Outra iniciativa que podia contribuir para diminuir os gastos com a educação seria a eliminação da "formação" que tem sido dada aos professores "classificadores". Com conhecimento de causa, e conhecedor da opinião de muitos outros colegas, igualmente "classificadores", afirmo que tem sido frustrante e inútil.
Bem sei que dizer isto ou estar calado adianta o mesmo.
Mas fica dito.
E testemunhado.

Já agora, só outra coisa: é impressionante que em escolas intervencionadas recentemente, onde se gastaram milhões de euros, tenhamos agora salas mais pequenas, repletas com 28 alunos, onde fazer testes, mesmo em versões, e tentar que os alunos não leiam as respostas dos colegas do lado (ou do lado oposto a esse) é quase impossível. E lá se vai a seriedade do processo, que parece não interessar a ninguém...

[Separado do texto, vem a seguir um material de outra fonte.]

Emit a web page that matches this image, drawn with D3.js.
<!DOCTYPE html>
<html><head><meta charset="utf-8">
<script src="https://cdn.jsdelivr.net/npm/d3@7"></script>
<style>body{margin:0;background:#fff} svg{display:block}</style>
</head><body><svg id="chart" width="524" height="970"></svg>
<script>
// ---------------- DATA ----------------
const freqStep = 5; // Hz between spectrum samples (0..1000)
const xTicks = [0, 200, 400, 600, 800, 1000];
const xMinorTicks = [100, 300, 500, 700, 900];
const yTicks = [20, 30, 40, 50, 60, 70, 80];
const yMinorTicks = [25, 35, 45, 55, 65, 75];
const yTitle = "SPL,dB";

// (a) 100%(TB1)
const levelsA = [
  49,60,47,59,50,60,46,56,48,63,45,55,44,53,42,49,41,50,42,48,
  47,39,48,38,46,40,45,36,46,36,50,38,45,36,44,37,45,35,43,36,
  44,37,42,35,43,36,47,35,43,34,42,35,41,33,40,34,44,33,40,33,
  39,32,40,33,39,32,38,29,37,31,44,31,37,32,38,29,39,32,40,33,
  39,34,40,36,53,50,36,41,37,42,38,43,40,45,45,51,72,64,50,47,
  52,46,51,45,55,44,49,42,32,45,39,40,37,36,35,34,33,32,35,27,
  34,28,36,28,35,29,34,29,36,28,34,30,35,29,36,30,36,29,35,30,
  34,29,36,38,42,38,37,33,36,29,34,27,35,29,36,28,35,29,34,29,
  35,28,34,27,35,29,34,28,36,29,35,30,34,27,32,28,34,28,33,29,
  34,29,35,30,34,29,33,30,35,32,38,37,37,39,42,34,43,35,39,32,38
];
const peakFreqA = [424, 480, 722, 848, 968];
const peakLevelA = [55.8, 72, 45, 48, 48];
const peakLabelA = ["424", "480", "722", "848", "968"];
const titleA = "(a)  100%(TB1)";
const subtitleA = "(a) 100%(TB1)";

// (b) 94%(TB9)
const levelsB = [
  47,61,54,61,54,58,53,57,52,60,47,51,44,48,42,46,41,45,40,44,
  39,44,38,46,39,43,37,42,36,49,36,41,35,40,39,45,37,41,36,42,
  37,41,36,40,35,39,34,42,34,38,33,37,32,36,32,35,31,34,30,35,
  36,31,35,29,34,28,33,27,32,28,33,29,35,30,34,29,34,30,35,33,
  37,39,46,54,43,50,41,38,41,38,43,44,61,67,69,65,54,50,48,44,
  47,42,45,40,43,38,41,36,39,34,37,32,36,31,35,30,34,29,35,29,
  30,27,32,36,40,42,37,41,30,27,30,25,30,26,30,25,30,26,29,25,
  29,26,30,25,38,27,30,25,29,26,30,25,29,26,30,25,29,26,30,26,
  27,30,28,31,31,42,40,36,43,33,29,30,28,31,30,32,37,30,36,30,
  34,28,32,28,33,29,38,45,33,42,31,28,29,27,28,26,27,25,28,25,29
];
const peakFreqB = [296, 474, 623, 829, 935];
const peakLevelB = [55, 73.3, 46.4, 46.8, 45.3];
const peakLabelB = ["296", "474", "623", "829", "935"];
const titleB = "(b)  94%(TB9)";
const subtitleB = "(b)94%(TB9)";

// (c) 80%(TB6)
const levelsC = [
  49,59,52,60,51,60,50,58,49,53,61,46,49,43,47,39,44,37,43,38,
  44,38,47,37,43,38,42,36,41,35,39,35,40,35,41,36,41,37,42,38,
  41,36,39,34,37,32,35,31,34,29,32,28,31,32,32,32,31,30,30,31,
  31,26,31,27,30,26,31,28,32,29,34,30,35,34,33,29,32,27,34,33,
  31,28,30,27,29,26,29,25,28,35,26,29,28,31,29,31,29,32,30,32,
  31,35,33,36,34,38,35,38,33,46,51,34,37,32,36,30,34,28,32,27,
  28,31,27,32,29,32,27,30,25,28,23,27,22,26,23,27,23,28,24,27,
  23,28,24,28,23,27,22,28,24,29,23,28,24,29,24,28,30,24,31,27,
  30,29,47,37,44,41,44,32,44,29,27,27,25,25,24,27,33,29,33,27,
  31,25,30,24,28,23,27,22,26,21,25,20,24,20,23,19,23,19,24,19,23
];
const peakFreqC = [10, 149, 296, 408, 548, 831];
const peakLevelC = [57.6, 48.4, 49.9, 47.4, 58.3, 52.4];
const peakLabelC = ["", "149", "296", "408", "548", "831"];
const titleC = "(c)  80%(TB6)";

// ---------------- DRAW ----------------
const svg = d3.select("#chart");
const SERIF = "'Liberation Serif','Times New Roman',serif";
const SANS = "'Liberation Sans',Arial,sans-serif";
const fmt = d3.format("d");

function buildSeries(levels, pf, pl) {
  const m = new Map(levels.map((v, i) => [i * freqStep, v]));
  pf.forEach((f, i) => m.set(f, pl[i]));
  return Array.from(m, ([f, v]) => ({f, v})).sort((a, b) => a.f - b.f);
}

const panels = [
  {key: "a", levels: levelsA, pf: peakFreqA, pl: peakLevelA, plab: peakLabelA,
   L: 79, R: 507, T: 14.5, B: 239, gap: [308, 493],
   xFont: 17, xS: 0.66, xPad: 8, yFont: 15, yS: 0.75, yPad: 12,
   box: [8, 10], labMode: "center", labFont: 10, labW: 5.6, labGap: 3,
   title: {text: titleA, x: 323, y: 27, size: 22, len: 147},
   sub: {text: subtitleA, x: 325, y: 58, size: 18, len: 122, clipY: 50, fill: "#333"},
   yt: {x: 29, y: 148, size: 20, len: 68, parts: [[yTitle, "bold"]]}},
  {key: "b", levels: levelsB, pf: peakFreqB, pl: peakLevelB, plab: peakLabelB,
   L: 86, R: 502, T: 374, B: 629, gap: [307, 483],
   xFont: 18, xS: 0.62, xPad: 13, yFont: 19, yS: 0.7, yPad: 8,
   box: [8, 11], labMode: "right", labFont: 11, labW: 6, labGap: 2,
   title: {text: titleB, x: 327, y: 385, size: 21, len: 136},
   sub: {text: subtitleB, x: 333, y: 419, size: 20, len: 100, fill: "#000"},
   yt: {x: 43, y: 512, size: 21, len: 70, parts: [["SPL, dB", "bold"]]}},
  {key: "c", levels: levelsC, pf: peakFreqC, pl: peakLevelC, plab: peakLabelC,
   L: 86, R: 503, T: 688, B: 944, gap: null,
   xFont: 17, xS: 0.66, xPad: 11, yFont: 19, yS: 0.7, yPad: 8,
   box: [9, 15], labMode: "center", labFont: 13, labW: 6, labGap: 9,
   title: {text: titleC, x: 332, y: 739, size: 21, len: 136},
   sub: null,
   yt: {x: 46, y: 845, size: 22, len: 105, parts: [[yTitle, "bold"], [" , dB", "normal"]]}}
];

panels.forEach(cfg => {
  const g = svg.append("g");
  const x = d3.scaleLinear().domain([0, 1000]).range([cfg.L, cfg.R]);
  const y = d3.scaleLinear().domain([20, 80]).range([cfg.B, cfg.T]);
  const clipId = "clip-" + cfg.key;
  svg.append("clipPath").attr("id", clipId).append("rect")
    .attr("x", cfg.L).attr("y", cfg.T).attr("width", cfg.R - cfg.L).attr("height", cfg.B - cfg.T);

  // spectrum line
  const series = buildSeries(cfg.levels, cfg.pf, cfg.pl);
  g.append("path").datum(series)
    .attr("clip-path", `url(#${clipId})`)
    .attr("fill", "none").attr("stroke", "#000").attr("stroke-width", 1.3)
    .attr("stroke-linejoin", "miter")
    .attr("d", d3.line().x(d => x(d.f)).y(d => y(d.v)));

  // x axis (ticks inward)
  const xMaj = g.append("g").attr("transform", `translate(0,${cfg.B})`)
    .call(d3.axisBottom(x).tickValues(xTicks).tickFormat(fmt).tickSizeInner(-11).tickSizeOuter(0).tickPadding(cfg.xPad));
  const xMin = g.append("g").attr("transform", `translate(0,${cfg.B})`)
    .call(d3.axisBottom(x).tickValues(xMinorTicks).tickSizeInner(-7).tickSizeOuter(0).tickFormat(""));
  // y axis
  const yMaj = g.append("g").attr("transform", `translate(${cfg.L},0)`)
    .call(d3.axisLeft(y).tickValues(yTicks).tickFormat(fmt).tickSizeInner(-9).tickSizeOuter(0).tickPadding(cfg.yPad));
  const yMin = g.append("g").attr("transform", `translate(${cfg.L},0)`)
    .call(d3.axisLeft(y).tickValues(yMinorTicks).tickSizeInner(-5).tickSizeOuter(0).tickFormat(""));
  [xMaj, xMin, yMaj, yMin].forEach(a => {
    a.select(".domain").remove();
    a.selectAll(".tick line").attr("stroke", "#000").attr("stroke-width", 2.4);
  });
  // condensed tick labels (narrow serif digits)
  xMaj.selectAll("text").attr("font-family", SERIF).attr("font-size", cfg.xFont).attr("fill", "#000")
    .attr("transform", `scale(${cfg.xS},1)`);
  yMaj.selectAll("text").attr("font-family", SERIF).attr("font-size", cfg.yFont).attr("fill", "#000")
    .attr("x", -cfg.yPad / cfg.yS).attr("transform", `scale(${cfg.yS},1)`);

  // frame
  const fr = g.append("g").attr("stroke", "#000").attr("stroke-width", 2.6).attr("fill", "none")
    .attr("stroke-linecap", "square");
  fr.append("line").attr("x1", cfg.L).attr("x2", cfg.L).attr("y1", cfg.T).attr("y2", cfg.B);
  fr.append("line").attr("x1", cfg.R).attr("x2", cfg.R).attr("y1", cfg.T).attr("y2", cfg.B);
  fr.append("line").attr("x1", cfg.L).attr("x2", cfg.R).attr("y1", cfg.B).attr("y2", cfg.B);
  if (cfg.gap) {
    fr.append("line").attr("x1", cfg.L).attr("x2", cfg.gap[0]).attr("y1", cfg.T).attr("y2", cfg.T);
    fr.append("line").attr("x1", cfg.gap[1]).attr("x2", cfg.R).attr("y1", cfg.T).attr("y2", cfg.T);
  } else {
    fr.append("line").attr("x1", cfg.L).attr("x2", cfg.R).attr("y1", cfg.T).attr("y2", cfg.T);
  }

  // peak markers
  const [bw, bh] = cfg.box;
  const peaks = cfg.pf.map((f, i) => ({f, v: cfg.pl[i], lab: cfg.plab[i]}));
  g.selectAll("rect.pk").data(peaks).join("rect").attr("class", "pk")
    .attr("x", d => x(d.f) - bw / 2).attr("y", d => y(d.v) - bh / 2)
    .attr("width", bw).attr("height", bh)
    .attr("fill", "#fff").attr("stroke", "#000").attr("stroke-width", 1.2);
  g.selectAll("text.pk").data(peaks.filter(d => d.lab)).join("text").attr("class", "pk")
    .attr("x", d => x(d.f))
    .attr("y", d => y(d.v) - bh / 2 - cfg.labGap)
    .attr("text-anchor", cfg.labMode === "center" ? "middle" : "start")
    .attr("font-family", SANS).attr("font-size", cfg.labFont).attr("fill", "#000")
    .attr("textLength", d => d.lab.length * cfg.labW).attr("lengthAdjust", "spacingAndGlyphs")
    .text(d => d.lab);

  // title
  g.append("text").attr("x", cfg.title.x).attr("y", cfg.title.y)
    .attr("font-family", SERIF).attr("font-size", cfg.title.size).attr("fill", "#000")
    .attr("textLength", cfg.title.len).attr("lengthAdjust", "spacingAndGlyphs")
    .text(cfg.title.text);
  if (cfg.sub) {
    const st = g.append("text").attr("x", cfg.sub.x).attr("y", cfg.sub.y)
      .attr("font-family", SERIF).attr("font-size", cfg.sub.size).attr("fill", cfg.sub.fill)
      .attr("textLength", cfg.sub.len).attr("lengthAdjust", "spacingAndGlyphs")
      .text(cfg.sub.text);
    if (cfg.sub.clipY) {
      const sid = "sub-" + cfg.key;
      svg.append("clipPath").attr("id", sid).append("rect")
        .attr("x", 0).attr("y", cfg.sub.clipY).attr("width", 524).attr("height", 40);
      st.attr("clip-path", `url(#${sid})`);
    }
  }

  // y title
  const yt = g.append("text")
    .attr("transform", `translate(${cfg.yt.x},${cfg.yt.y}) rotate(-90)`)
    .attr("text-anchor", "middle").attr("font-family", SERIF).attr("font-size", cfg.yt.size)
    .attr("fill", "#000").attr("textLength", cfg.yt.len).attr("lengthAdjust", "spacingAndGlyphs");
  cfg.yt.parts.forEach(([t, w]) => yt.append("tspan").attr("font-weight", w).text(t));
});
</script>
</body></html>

Cláudia da Silva Tomazi disse...

O De Rerum Natura, consegue priorizar temas. E, abordá-los é discutir diariamente em face ao mundo, cuja posição séria compõe a prioridade, a consciência. De gestão educativa é necessário, acerto. A exemplo do prefácio o professor Carlos Fiolhais, em aprimorada experiência dignifica o sentido do saber, com sólido empenho por transmitir e nem só, pois transmitir e apontar, é especial questão.